Election vendors “always say that hacking is not possible because there’s physical security at the election,” said Hursti. “But that’s such bullshit.”

Pro-Trump activists in Mesa County, Colorado, and Coffee County, Georgia, helped unauthorized personnel access voting equipment, highlighting the growing risks of insider threats.

And election equipment is sometimes stored or transported in haphazard ways, as the Coffee County incident exposed. Hursti once even purchased a ballot-marking device made by Dominion Voting Systems off of EBay.

“We can walk and chew gum at the same time,” said Michael Moore, the chief information security office for the Arizona secretary of state. “We can maintain physical security and patch things too.”

Moore, who spoke at the Voting Village this year, struck an optimistic note overall about election workers’ ability to balance physical and digital challenges. But he acknowledged that the former are accelerating rapidly.

Maricopa County, in Arizona, processed 336 discrete threat events last year, said Moore, previously the information security officer in the county. The secretary of state’s office, meanwhile, counted 66 such events during the last two months of 2022, when it first started recording that data.

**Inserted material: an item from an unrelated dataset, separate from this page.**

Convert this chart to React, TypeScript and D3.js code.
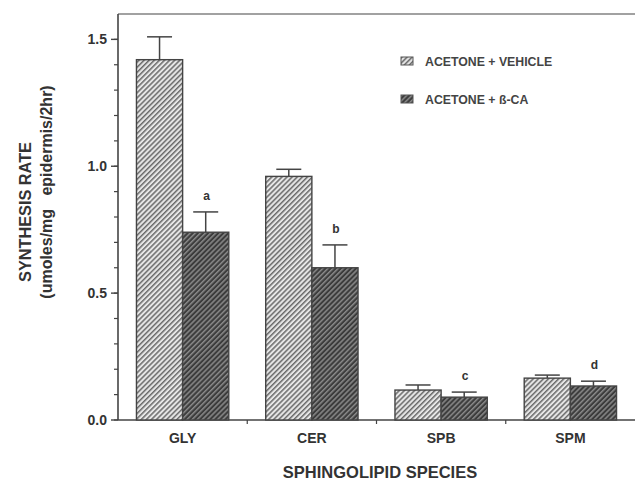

Jon Odum, a city clerk in Montpelier, Vermont, said that though the worst he’s ever got is “a bad phone call,” he has recently started to see the first hints of election denialism in the Vermont capital.

A local group of voters conducted an independent recount there in 2020, said Odum, who has overseen elections in Montpelier for roughly a decade. And in 2022, there were the first reports of voter intimidation at small polling places in the area.

“If this wave of violence is coming to this little corner of Vermont, then I shudder to think what it’s going to look like in some of the flashpoints in this country,” said Odum.